Louhmadi estime qu’un tel projet pourrait attirer les capitaux mondiaux de la recherche spatiale, stimuler les universités marocaines et accélérer la montée en compétence des jeunes ingénieurs, et y voit une occasion de «renforcer la souveraineté scientifique du Maroc, tout en développant un nouvel écosystème industriel». Un catalyseur pour l’écosystème spatial africain Le Maroc, qui exploite déjà ses satellites Mohammed VI-A et VI-B, a les moyens de s’affirmer comme acteur spatial continental. En 1989, le pays a fondé le Centre royal de télédétection spatiale, et un satellite géostationnaire conçu localement doit voir le jour avant fin 2025, selon Thales Maroc.

Dans ce contexte, un spatiodrome national pourrait servir de hub africain pour les lancements de nanosatellites, à l’instar des programmes émergents du Sénégal ou de l’île Maurice. Il renforcerait le leadership du Maroc sur le continent et offrirait à l’Afrique un accès autonome et compétitif à l’espace. Construire une base spatiale ne se fait toutefois pas sans obstacles. La mise en place d’un cadre légal et environnemental (licences, gestion des débris, sécurité aérienne), la mobilisation de financements publics et privés à long terme, et la formation d’un corps d’experts nationaux en ingénierie des lancements, contrôle de mission et propulsion, sont autant de défis auxquels il faudra répondre.

Souhair reste lucide : «Un spatiodrome marocain ne se fera pas du jour au lendemain. Il faut une feuille de route progressive : commencer par des opérations suborbitales ou de petits lanceurs avant de viser l’orbital». Les projections économiques et techniques convergent : un scénario réaliste à horizon 2035. Le modèle préconisé serait celui d’un partenariat public-privé, soutenu par des acteurs étrangers (ESA, NASA, entreprises américaines et indiennes) et adossé à des infrastructures nationales existantes (ports, routes, énergie).

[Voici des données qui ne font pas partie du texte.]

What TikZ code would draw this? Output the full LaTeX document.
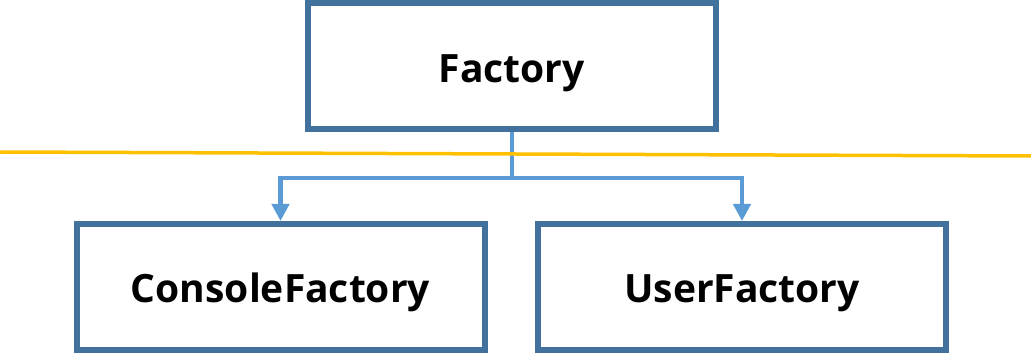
\documentclass[tikz,border=0pt]{standalone}
\usepackage{fontspec}
\setmainfont{Open Sans}
\usepackage{tikz}
\usetikzlibrary{arrows.meta, positioning}
\definecolor{cadre}{HTML}{41719C}
\definecolor{lien}{HTML}{5B9BD5}
\definecolor{jaune}{HTML}{FFC000}
\tikzset{
  bloc/.style={rectangle, draw=cadre, line width=6pt, fill=white,
    font=\fontsize{39}{44}\selectfont\bfseries, minimum width=408pt,
    minimum height=126pt, inner sep=0pt, text height=32pt, text depth=0pt},
  fleche/.style={-{Triangle[width=17pt, length=17pt]}, line width=4.5pt, color=lien},
  separation/.style={line width=3.5pt, color=jaune}
}

\begin{document}
\begin{tikzpicture}[x=1pt, y=1pt]
    \useasboundingbox (0, 0) rectangle (1031, -355);

    \node[bloc] (f) at (511.75, -66.5) {Factory};
    \node[bloc] (c) at (280.5, -287)   {ConsoleFactory};
    \node[bloc] (u) at (742, -287)     {UserFactory};

    \coordinate (jonction) at (511.75, -178);
    \coordinate (gauche) at (0, -152);
    \coordinate (droite) at (1031, -156);

    \draw[fleche] (f.south) -- (jonction) -| (c.north);
    \draw[fleche] (jonction) -| (u.north);
    \draw[separation] (gauche) -- (droite);
  \end{tikzpicture}
\end{document}
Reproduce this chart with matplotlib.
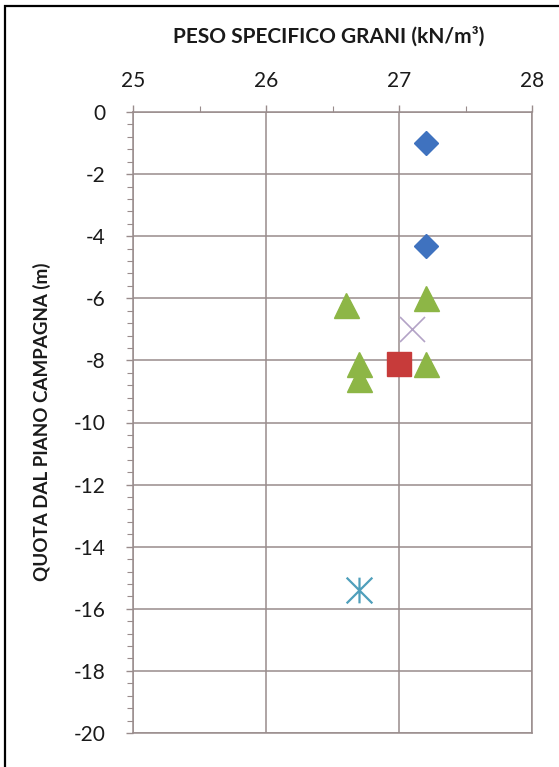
import numpy as np
import matplotlib
matplotlib.use("Agg")
import matplotlib.pyplot as plt
from matplotlib.path import Path
from matplotlib.patches import Rectangle
from matplotlib.ticker import MultipleLocator

plt.rcParams['font.family'] = ['Lato', 'DejaVu Sans']
plt.rcParams['axes.unicode_minus'] = False

# grain unit weight (kN/m3) vs depth below ground level (m), one list pair per group
diam_x = [27.2, 27.2]
diam_y = [-1.0, -4.3]
sq_x = [27.0]
sq_y = [-8.1]
tri_x = [26.6, 27.2, 27.2, 26.7, 26.7]
tri_y = [-6.2, -6.0, -8.1, -8.1, -8.6]
cross_x = [27.1]
cross_y = [-7.0]
star_x = [26.7]
star_y = [-15.4]

x_ticks = [25, 26, 27, 28]
y_ticks = list(range(0, -21, -2))

W, H = 559, 767
fig = plt.figure(figsize=(W / 100, H / 100), dpi=100)
ax = fig.add_axes([133 / W, 1 - 733 / H, (532 - 133) / W, (733 - 112) / H])

gridc = "#998c8c"

# excel style star: an x with a vertical bar through it
star = Path([(-1, -1), (1, 1), (-1, 1), (1, -1), (0, -1), (0, 1)],
            [Path.MOVETO, Path.LINETO, Path.MOVETO, Path.LINETO,
             Path.MOVETO, Path.LINETO])

ax.plot(diam_x, diam_y, ls="none", marker="D", ms=12.5, mfc="#3f72bf",
        mec="#3f72bf", zorder=3)
ax.plot(sq_x, sq_y, ls="none", marker="s", ms=17.5, mfc="#c73b3a",
        mec="#c73b3a", zorder=3)
ax.plot(tri_x, tri_y, ls="none", marker="^", ms=18, mfc="#8db646",
        mec="#8db646", zorder=3)
ax.plot(cross_x, cross_y, ls="none", marker="x", ms=18, mew=1.2,
        mec="#b3a3c6", zorder=3)
ax.plot(star_x, star_y, ls="none", marker=star, ms=18.5, mew=1.6,
        mfc="none", mec="#4f9fbb", zorder=3)

ax.set_xlim(25, 28)
ax.set_ylim(-20, 0)
ax.xaxis.tick_top()
ax.set_xticks(x_ticks)
ax.set_yticks(y_ticks)
ax.xaxis.set_minor_locator(MultipleLocator(0.5))
ax.yaxis.set_minor_locator(MultipleLocator(0.4))
ax.tick_params(axis="both", which="major", direction="out", length=5,
               width=1, color=gridc, labelsize=15, labelcolor="#1a1a1a")
ax.tick_params(axis="x", which="major", pad=10)
ax.tick_params(axis="y", which="major", pad=15)
ax.tick_params(axis="both", which="minor", direction="out", length=4,
               width=0.8, color=gridc)
ax.tick_params(axis="x", which="minor", top=True, bottom=False)

ax.grid(True, which="major", color=gridc, lw=1.1)
for s in ax.spines.values():
    s.set_color(gridc)
    s.set_linewidth(1.1)

fig.text(329 / W, 1 - 36 / H, "PESO SPECIFICO GRANI (kN/m³)", ha="center",
         va="center", fontsize=15, fontweight="bold", color="#1a1a1a")
fig.text(42 / W, 1 - 422 / H, "QUOTA DAL PIANO CAMPAGNA (m)", ha="center",
         va="center", rotation=90, fontsize=13.5, fontweight="bold",
         color="#1a1a1a")

# outer chart frame, cut off on the right and at the bottom
fig.patches.append(Rectangle((5 / W, -0.2), 1.2, 1.2 - 6 / H,
                             transform=fig.transFigure, fill=False,
                             ec="black", lw=1.6))

fig.savefig("out.png", dpi=100)
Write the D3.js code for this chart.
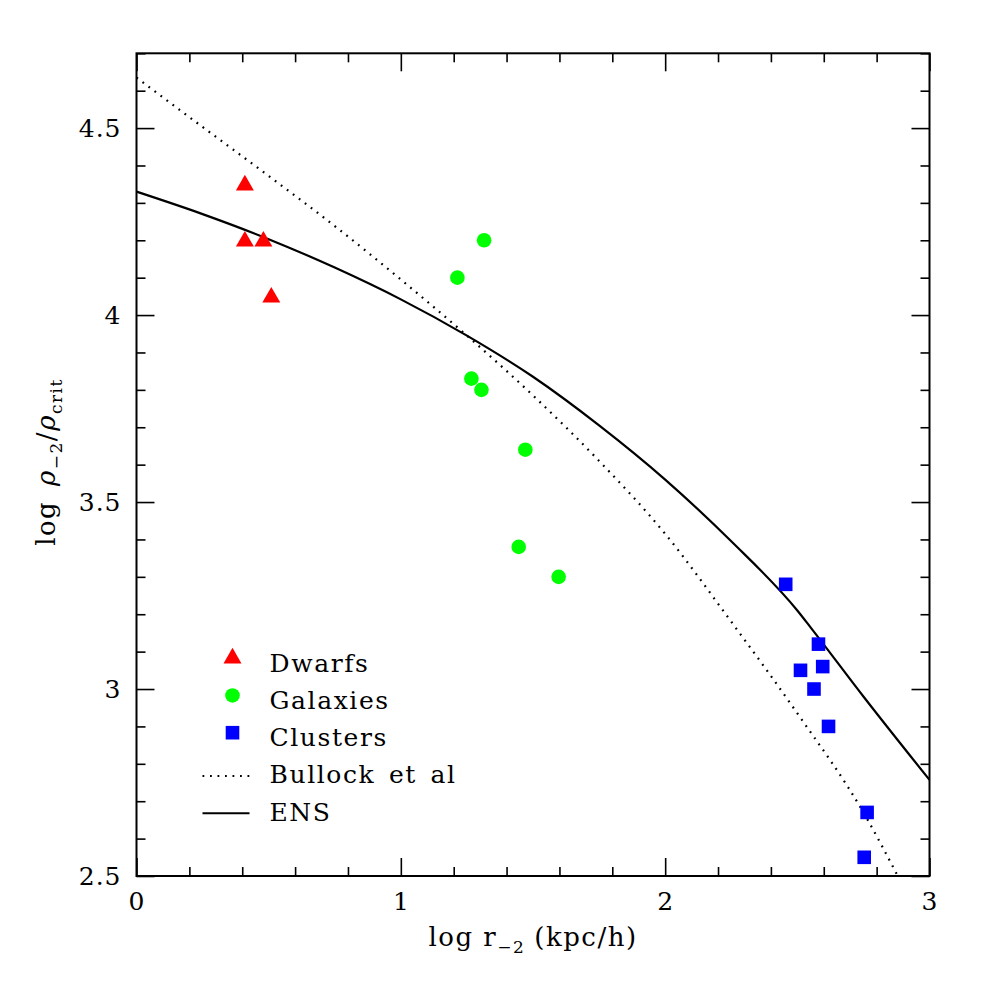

Ce projet, s’il se concrétise, pourrait propulser le Maroc dans le cercle restreint des nations offrant un accès spatial, un club qui ne compte aujourd’hui qu’une quinzaine de membres. L’espace est souvent présenté comme la «dernière frontière». Pour le Maroc, il pourrait devenir la prochaine frontière économique. Dans un monde où l’accès à l’orbite devient aussi stratégique que l’accès à la mer au XIXème siècle, construire un spatiodrome, c’est investir dans l’indépendance technologique, l’innovation et le rayonnement du pays. 

 

 

L’économie de l’espace en chiffres
• En 2024, l’économie spatiale mondiale a atteint environ 613 milliards de dollars, selon la Space Foundation.
• Ce chiffre marque une hausse de 8% par rapport à 2022, portée par les satellites commerciaux et la connectivité orbitale.
• Une étude du World Economic Forum et de McKinsey & Company prévoit une valeur de 1,8 trillion de dollars d’ici 2035, contre 630 milliards en 2023.
• PwC anticipe un marché mondial de 2 trillions de dollars à l’horizon 2040.
• Aux États-Unis, l’économie spatiale a généré en 2022 un PIB de 131,8 milliards de dollars, soit 0,5% du PIB national, et soutenu 347.000 emplois dans le secteur privé (BEA).
• D’après Global Market Insights, le marché spatial mondial devrait passer de 418 milliards en 2024 à 788,7 milliards de dollars en 2034, avec un taux de croissance annuel moyen (CAGR) de 6,7%.
• Plus de 18.000 petits satellites devraient être lancés d’ici 2035, selon l’OCDE.
• Le tourisme spatial, évalué à 1,2 milliard de dollars en 2023, pourrait atteindre 12 milliards d’ici 2032 (Fortune Business Insights).
• Le marché des infrastructures orbitales et de maintenance satellitaire pourrait dépasser 25 milliards de dollars par an d’ici 2030.
• L’économie lunaire (bases, ressources, transport) pourrait atteindre 80 milliards de dollars d’ici 2040, selon Bank of America.
• Le secteur spatial privé représente désormais 77% des dépenses mondiales dans l’espace, contre 23% pour les gouvernements (BryceTech 2025).
• Les investissements mondiaux en capital-risque dans le spatial ont atteint 12 milliards de dollars en 2023, en hausse de 60% sur cinq ans.
• Les emplois directs et indirects liés à l’espace dépassent 1 million de postes dans le monde.
• Les pays émergents (Afrique, Amérique latine, Asie du Sud) devraient capter 15% du marché spatial mondial d’ici 2040, contre 4% aujourd’hui.